I am in the process of acquiring a new customer. He needs lots( 400 or so in a batch) of parts. Most are round aluminium, varying lengths, have to be +/- one thou in length and be tapped centrally 6/32 by 5/8 " deep., Some one end some both. I am making a few samples now using a 13/37 lathe, tailstock mounted turret, stops and tapping head for the tapping. What both he and I would like to know is what would be a " fair " price. He will supply the material, I am responsible for all the rest. I am expected to deliver 100% usuable parts, so expect to have long sitting times inspecting. Do any of you do this kind of " mass" production and if so how do you do the pricing, and where do you draw the line on buying new/ extra equipment to make the job go like hell? regards David Powell.
What is your time worth?
How long does it take you to make a part?
How many parts will you have to run to break even on new/faster tooling?
Do you mind being a slave to the finished part bucket for the duration?
If you have a turret, stops, and can feed the job through the head, you have nothing more than setup and rote muscle memory for an entire batch of parts. If you can manage and it would be enough repeat business, then rigging a go/no-go setup or three could speed the testing.
If you are going to try to do these on a manual setup someone with a cnc lathe will eat you alive on price. Now that being said, I run some similar parts from delrin and hold +- .001" in the cold saw (have to blow the stops between every cut) and then drill and tap them on the cnc mill, but they are only in batches of 40 or so. Do you have anyone with a cnc lathe you can sub these to?
you're going to get RSI if you tap all those holes manually!
+/- .001 in length??? In aluminum? At what temperature?
Do you at least have a DRO?
Unless I had a turret lathe or cnc I wouldnt touch them.
plus or minus .001 on a length is very difficult to do on a manual machine, hell it isn't easy on an automatic one either.
I agree. DRO is almost manditory for this and instead of a cutof tool I'd look into a cutoff saw on the back slide.
i dont do mass production cause is cuts into the profit to much , and people excpect the cheaper price for mass production stuff, how ever , and idea would be call the local cnc shop and ask them what they would charge for the same job, and then knock off a few bucks so your cheaper this way you get the job and if the customer complains simiply do as i do , tell him go to a cnc shop where things can be mass produced and see what they are charging and let him know that upon his retun to you , you would like a coffee and donut lol ..

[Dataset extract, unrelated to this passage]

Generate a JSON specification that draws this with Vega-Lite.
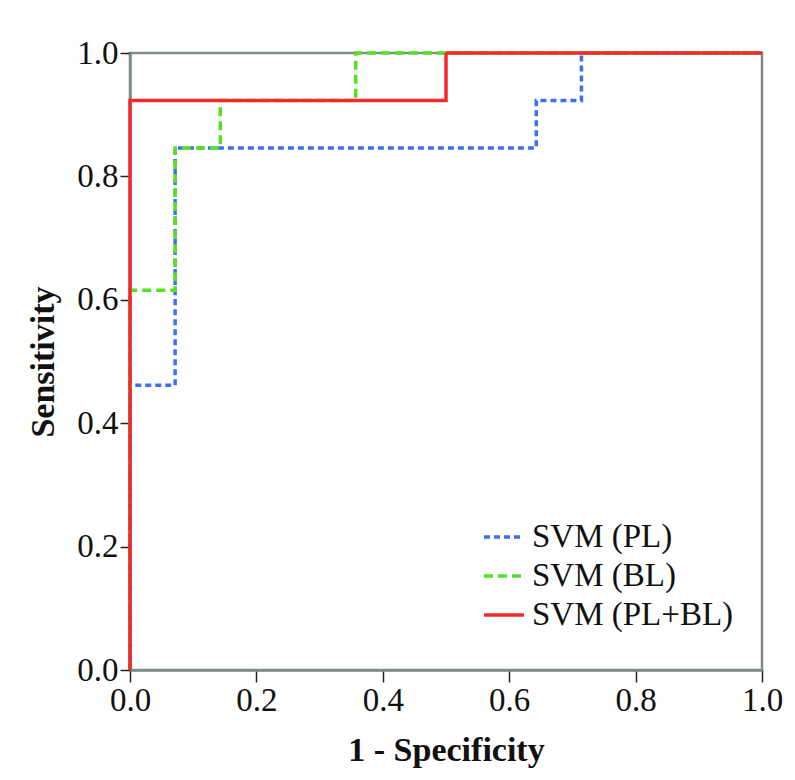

time is money and so is ware and tear on quipment and cost of hydro runing the tools and so on and so on from a business or hooby point of view, even i wont work for free, id rather lose a job then work for free,
Who came up with the tolerance requirement, what's the application and why? It almost sounds like the customer just tossed out the +/- .001, since he has no idea what a fair price would be.
It sounds like he has you making P.C. board or electric component standoffs. Has he gotten it in his head that he can have them made to custom length, cheaper than he can buy standard length parts?
You have a turret for your tailstock, but not a turret tailstock (way more rigid), do you have a tapping head for it and a lever collet closer for your headstock? Without them, I think your cycle time will eat you alive.
For Q/C, you need to figure how many pieces per hundred to inspect. No way are you going to check every part.
That's a surprisingly hard part to do in the quantities mentioned on your equipment.
The length tolerance is a major issue. If the stock material will fit through your lathe spindle you're looking at a parting operation, plus a facing operation on both ends to hold length tolerance.
6-32 tapped 5/8" deep is no picnic either. A form tap is the way I'd do that one. Use the max allowable size tap drill so you're making a low thread percentage.
But, before you get too far into this, make sure the specs he's given you are realistic for the application. In my experience anyone who would consider giving a job like this to someone with only your equipment most likely is not very knowledgeable in part design.
While it's nice to make some money off your equipment, sometimes it's best to stick with parts that can be efficiently done on your machines. This certainly is not one.
Originally Posted by airsmith282
That's an odd piece of advice.
You would actually suggest wasting the CNC shop's time with preparing a quote as if their time is not worth money?